◆ Description of the task: Identify every line containing the word "seaborn" and reproduce each one.

◆ Supplied information:
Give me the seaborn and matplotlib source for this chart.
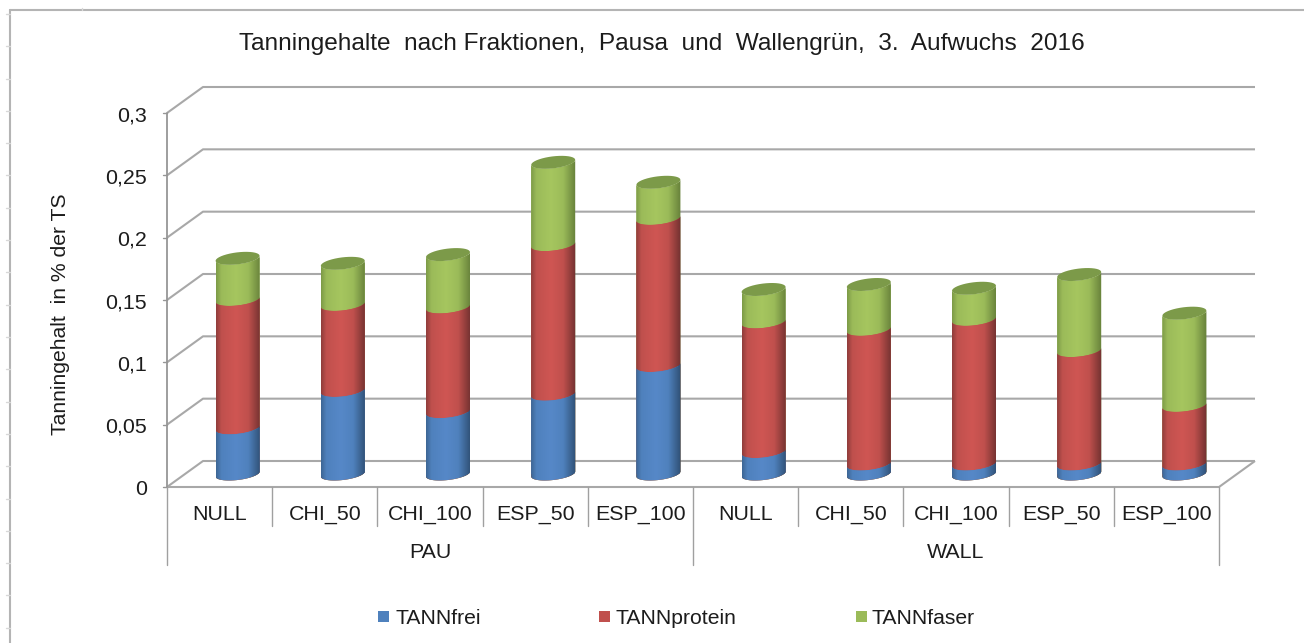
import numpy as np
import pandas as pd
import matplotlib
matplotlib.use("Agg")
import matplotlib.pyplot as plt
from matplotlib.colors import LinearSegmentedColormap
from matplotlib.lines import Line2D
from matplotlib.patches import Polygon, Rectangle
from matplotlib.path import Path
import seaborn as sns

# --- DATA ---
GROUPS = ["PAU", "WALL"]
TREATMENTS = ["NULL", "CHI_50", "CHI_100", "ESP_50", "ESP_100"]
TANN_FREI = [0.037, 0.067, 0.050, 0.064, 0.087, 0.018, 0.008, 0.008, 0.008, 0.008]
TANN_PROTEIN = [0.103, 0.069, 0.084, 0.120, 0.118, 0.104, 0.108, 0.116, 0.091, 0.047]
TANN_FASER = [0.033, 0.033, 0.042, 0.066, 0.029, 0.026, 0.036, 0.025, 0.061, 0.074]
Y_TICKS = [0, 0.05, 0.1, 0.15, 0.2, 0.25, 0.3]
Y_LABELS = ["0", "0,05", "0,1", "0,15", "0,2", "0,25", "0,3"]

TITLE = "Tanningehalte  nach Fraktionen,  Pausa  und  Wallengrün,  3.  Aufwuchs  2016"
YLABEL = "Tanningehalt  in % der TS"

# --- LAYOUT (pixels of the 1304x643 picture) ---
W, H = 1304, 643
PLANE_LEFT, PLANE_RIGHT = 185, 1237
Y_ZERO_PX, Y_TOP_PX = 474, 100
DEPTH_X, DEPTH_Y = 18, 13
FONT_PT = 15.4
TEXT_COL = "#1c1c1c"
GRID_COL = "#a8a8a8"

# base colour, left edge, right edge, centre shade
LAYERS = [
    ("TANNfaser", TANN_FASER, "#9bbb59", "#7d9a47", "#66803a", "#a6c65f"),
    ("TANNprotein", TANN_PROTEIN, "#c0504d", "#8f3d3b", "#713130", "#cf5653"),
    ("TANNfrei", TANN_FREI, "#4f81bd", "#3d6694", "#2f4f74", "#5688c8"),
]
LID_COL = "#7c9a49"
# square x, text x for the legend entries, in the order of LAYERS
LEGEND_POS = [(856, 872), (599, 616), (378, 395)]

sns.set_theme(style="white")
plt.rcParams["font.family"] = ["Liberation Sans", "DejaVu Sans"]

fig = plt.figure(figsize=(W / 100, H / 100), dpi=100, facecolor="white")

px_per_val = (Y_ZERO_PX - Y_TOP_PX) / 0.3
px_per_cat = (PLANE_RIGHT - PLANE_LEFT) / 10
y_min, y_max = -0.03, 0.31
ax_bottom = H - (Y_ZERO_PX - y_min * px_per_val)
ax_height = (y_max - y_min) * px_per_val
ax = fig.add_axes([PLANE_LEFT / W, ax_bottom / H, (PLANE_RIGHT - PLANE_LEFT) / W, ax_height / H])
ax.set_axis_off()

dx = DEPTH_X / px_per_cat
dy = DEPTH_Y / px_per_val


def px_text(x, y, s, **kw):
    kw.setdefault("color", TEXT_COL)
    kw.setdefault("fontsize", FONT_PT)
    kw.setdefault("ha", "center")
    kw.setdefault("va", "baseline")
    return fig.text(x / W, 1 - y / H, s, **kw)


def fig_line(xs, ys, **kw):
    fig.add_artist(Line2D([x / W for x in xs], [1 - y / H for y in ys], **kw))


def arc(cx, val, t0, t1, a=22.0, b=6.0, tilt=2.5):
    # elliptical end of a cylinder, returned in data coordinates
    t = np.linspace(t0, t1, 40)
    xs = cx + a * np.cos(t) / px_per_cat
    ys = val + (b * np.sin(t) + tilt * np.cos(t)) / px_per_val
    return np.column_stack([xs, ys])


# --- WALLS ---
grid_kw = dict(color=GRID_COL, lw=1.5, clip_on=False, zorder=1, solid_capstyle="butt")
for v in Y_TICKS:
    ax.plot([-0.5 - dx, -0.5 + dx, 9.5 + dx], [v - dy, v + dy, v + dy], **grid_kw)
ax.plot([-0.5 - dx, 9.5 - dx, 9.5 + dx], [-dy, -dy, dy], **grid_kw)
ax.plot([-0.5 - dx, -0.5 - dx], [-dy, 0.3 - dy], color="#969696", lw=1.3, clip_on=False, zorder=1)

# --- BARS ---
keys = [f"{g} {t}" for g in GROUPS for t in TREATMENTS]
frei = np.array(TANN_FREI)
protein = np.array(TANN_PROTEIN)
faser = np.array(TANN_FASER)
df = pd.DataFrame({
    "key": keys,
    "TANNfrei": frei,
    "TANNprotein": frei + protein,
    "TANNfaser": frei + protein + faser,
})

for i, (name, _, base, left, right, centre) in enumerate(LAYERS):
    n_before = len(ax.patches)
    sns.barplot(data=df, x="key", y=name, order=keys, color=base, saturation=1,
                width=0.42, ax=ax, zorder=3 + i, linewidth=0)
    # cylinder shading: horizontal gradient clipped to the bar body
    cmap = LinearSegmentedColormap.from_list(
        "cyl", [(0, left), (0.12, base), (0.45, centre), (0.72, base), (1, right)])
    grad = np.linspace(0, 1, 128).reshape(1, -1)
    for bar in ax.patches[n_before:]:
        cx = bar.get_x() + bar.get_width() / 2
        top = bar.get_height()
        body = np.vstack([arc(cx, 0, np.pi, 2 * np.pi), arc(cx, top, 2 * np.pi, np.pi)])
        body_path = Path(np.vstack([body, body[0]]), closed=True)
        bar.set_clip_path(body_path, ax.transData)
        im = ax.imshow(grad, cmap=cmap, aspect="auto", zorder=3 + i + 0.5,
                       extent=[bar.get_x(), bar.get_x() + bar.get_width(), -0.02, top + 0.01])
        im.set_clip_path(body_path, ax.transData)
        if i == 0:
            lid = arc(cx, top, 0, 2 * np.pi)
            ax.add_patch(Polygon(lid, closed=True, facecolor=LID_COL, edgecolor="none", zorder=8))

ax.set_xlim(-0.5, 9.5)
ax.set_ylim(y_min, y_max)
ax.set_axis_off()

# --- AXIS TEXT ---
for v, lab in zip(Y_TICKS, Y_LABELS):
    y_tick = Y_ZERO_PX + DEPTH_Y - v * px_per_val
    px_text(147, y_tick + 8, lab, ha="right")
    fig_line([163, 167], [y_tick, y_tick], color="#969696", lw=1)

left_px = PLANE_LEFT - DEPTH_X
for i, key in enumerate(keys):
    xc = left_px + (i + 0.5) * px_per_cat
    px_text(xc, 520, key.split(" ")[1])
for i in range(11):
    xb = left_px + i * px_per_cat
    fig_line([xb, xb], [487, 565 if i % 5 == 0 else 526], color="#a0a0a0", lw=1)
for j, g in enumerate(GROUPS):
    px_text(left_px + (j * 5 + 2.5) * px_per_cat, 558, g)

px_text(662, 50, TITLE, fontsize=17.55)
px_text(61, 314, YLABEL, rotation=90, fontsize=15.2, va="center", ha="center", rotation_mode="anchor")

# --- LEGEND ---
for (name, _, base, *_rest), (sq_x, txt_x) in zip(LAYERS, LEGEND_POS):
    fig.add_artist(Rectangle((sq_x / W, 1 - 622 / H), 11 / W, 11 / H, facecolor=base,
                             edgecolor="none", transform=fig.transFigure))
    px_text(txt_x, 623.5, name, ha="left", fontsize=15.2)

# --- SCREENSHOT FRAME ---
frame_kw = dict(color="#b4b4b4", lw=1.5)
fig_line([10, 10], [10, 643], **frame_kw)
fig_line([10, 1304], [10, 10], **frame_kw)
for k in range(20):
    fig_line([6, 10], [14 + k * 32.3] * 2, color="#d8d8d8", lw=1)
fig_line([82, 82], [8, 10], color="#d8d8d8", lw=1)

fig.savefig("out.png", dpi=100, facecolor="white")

◆ Response below:
Give me the seaborn and matplotlib source for this chart.
import seaborn as sns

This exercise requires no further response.